Christ Jesus it was depressing, she thought, this part of the city. She took the route by City Airport and under the river, huddling into her coat. She did not check the details she had printed out: she knew them by now. The information had been hard to winkle out of her online informants but not that hard. It had taken wheedling and guile but not quite as bloody much as it should have done if you asked her. As she’d been able to tell, yes, these were “secret” bulletin boards, but plenty of their members were just bursting with pride about what they knew. It was all I’ve said too much, and You did not hear this from me.
From who, you fucking prick? Marge had thought at that particular disavowal. All I know is your screen name, which is blessedladee777 if you fucking please, so please just get on with it.
Pre-armed by the cult-collector with the terms “floodbrother,” and the location of “the barrier,” it had taken a couple of days, but no more, to uncover a little bit more information. This time it was a place of work and an affiliation, the outlines of a system of belief.
Marge finished her cigarette. She shook her head and jogged on the spot for a bit, then came rushing into the Thames Barrier Visitors’ Centre. The woman behind the reception desk stared at her in alarm. “You have to help me,” Marge said
. She made herself gabble. “No, listen. Someone here calls themself floodbrother, yeah online. Listen, you have to get them a message.”
“I, I, what, what’s their name?”
“I don’t know, but I’m not crazy. I swear. Please, this is a matter of life and death. I mean it, literally. There must be a way of getting a message to everyone who works here. I’m not talking just about the Visitors’ Centre, I’m talking about the engineering. Listen to me, I’m begging you, I’m begging you.” She grabbed the woman’s hand. “Tell whoever here’s nickname’s floodbrother, just say that, that there’s a message from Tyno Helig. He’ll understand. Believe me. Tyno Helig, got it?” She scribbled the name on a scrap. “I’ll be waiting. I’ll be in Maryon Park. Please.”
Marge stared into the woman’s eye and tried for some insinuatory sisterly thing. She wasn’t sure how well it went. She ran out and away, until she had turned a corner, at which point she slowed and wandered calmly along Warspite Road, past the roundabout to the park.
The weather was too different and too bad to jog much reminiscence, but she looked around until she was pretty sure she had found a spot recognizable from the film Blow-Up. She sat as close to it as she could. She watched everyone who came in. She fingered the little flick-knife she had bought, for whatever useless good it would be. She was banking rather on daylight and passersby. Marge wondered whether she would know if her quarry entered the park.

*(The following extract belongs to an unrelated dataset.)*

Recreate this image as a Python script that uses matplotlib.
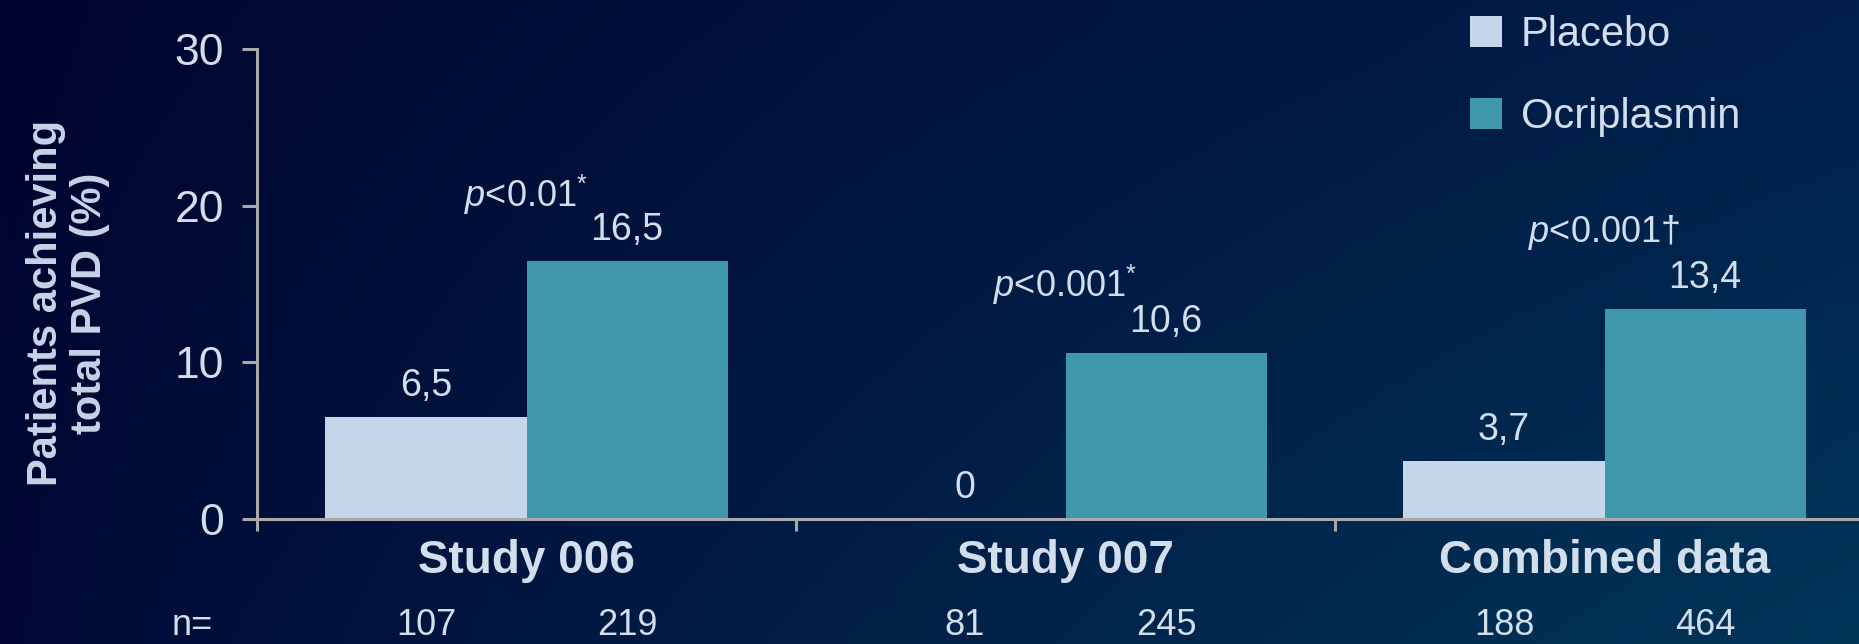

In the event, when, after almost an hour, her call was answered, there was no question at all. It was not one person but three. All men, they strode urgently along the little paths, looking in all directions. They were big, athletic guys. They wore identical engineers’ uniforms. The oldest, at the front, was gesturing to his two companions to fan out. Marge stood: she would feel safer facing all three of them than one. They saw her immediately. She closed her hand around her knife.